EXERCISE: Give every line back verbatim, dropping all images.
+++ DATA SEGMENT +++
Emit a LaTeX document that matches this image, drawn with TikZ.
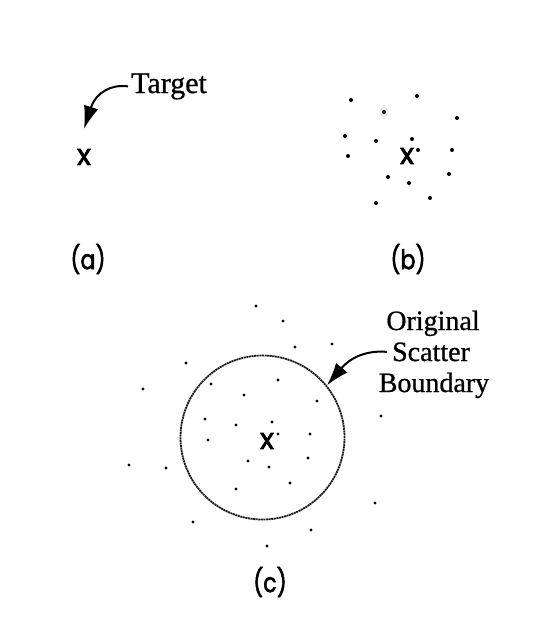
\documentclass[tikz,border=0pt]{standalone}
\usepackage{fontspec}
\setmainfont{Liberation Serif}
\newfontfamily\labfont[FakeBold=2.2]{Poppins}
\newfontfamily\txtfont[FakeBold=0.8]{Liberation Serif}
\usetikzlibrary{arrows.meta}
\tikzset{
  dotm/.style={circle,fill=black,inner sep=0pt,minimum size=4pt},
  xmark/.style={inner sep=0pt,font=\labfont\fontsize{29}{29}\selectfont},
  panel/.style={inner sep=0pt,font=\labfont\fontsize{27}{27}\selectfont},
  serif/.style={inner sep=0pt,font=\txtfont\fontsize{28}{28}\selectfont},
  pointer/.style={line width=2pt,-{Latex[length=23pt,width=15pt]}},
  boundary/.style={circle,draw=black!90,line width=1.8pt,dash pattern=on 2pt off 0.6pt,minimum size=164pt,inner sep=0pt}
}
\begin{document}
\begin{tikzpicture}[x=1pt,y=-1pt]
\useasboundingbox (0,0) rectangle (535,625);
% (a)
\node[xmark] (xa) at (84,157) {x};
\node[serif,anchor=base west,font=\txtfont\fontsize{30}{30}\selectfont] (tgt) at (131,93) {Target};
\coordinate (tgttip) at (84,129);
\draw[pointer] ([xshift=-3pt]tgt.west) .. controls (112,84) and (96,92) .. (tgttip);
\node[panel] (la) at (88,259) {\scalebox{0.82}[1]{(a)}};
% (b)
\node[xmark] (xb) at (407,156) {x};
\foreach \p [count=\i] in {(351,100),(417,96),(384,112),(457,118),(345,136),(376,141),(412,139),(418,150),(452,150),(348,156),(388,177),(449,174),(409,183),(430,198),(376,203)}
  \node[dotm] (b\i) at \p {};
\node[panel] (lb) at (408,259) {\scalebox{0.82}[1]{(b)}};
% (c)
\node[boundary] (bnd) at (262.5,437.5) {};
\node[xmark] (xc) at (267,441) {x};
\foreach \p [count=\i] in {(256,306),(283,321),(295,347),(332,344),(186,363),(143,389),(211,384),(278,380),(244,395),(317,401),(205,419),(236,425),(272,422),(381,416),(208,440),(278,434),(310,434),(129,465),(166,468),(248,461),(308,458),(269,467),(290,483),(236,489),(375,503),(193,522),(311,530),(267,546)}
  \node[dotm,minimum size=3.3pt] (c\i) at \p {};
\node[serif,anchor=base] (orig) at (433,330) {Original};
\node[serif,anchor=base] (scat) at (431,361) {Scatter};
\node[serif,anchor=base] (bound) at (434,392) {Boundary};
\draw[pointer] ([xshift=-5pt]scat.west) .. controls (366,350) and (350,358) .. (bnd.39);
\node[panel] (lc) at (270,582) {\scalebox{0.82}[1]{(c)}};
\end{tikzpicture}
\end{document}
+++
WRITTEN SOLUTION:
Emit a LaTeX document that matches this image, drawn with TikZ.
\documentclass[tikz,border=0pt]{standalone}
\usepackage{fontspec}
\setmainfont{Liberation Serif}
\newfontfamily\labfont[FakeBold=2.2]{Poppins}
\newfontfamily\txtfont[FakeBold=0.8]{Liberation Serif}
\usetikzlibrary{arrows.meta}
\tikzset{
  dotm/.style={circle,fill=black,inner sep=0pt,minimum size=4pt},
  xmark/.style={inner sep=0pt,font=\labfont\fontsize{29}{29}\selectfont},
  panel/.style={inner sep=0pt,font=\labfont\fontsize{27}{27}\selectfont},
  serif/.style={inner sep=0pt,font=\txtfont\fontsize{28}{28}\selectfont},
  pointer/.style={line width=2pt,-{Latex[length=23pt,width=15pt]}},
  boundary/.style={circle,draw=black!90,line width=1.8pt,dash pattern=on 2pt off 0.6pt,minimum size=164pt,inner sep=0pt}
}
\begin{document}
\begin{tikzpicture}[x=1pt,y=-1pt]
\useasboundingbox (0,0) rectangle (535,625);
% (a)
\node[xmark] (xa) at (84,157) {x};
\node[serif,anchor=base west,font=\txtfont\fontsize{30}{30}\selectfont] (tgt) at (131,93) {Target};
\coordinate (tgttip) at (84,129);
\draw[pointer] ([xshift=-3pt]tgt.west) .. controls (112,84) and (96,92) .. (tgttip);
\node[panel] (la) at (88,259) {\scalebox{0.82}[1]{(a)}};
% (b)
\node[xmark] (xb) at (407,156) {x};
\foreach \p [count=\i] in {(351,100),(417,96),(384,112),(457,118),(345,136),(376,141),(412,139),(418,150),(452,150),(348,156),(388,177),(449,174),(409,183),(430,198),(376,203)}
  \node[dotm] (b\i) at \p {};
\node[panel] (lb) at (408,259) {\scalebox{0.82}[1]{(b)}};
% (c)
\node[boundary] (bnd) at (262.5,437.5) {};
\node[xmark] (xc) at (267,441) {x};
\foreach \p [count=\i] in {(256,306),(283,321),(295,347),(332,344),(186,363),(143,389),(211,384),(278,380),(244,395),(317,401),(205,419),(236,425),(272,422),(381,416),(208,440),(278,434),(310,434),(129,465),(166,468),(248,461),(308,458),(269,467),(290,483),(236,489),(375,503),(193,522),(311,530),(267,546)}
  \node[dotm,minimum size=3.3pt] (c\i) at \p {};
\node[serif,anchor=base] (orig) at (433,330) {Original};
\node[serif,anchor=base] (scat) at (431,361) {Scatter};
\node[serif,anchor=base] (bound) at (434,392) {Boundary};
\draw[pointer] ([xshift=-5pt]scat.west) .. controls (366,350) and (350,358) .. (bnd.39);
\node[panel] (lc) at (270,582) {\scalebox{0.82}[1]{(c)}};
\end{tikzpicture}
\end{document}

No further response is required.